Wednesday, September 10, 2008

Book Review - "The Power of a Positive No"

“The Power of a Positive No” by William Ury

William Ury is the co-author of the “Bible” of negotiators, “Getting to Yes” (written along with Roger Fisher); and also authored the follow-up book “Getting Past No”. Ury writes that this third book, “The Power of a Positive No” is the final element of the trilogy. By applying the understanding presented in these three books, negotiators of all stripes are able to bring disputing parties together into agreement.

In daily life, we all understand the need for boundaries. We also instinctively realize that in order to protect our boundaries, we must learn to say “No”. “No” is a necessary tool. However, this creates a dilemma for relationship. How do we maintain a boundary space between our Self and Others, while remaining linked to that Other?

Enter the technique of “Yes! No. Yes?” Ury presents this series of responses as the powerful way to say “No” (maintain a boundary), while still preserving relationship.

Here is how it works: your “Yes!” represents your values and your fundamental character. It is rooted in the unchangeable features that make up what you are. It emphatically states what you stand for, and what is immovable in your life. It may be important to you to say “Yes!” to integrity, honesty, love, kindness, generosity, or hard work. It is where your purpose, passion, and personal vision live. It is expressed with exclamation because it is just that bold and meaningful.

Your “No.” represents your boundary. It stands for what is not okay with you, or what you will not do, allow, or agree to. It affirms your right as a human being to make autonomous choices. It is stated with clarity and straightforward expression, without any extraneous explanation or excuse. It is a simple statement that preserves your self-respect as well as the dignity of the Other. It treats all parties with a clear, concise, specific line over which you will not cross.

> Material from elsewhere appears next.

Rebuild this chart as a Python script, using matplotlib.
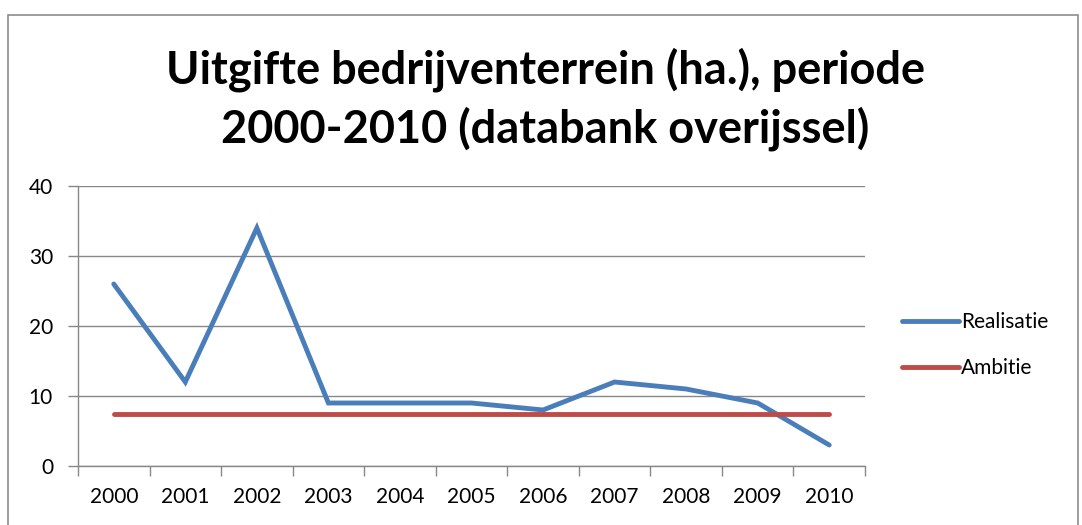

Your “Yes?” represents a reaching out to the Other. It proposes an alternate plan, one that will not violate your values or vision, but extends connection to the Other in order to preserve relationship. It places value on both your own personal identity, while still valuing the needs and wants of the Other.

Your “Yes?” is freely given, no strings attached. You will not back off from your “No.”, you will not renounce your “Yes!”, but the “Yes?” is an offer. It is put forth to the Other as an invitation – and it is entirely the choice of the Other whether they will accept your “Yes?” offer, decline it, or make a counteroffer. If they make a counteroffer, then you can start all over again with the “Yes! No. Yes?” technique. If the counteroffer does not violate your “Yes!” or your “No.”, then you have agreement, and both your Self and your relationship is preserved and strengthened.

William Ury presents a wealth of examples from everyday life, as well as from his extensive experience as a negotiator, to demonstrate this technique. In his book, he breaks out each of the elements of the “Yes! No. Yes?” tool, and carefully tutors the reader in how to be effective at each step. A good portion of the early chapters is dedicated to helping the reader identify and clarify their values, so that they can be quite solid in the expression of their “Yes!”

In the middle chapters, he illustrates the “No.” statement with multiple examples – each demonstrating the principles of firmness, respect, conciseness, and clearness that he espouses. The final chapters provide a multitude of ideas to creatively extend the “Yes?”, as well as how to respond to the Other when they accept your “Yes?”, or when they return with a counteroffer.

This book is highly recommended, not only to alternative dispute practitioners, but to anyone who negotiates in everyday life. If you can fog a mirror, you need this book. It will improve the quality of all of your relationships, both the ones that you have opted into for the joy of it, as well as the ones that you are bound to by necessity or circumstance.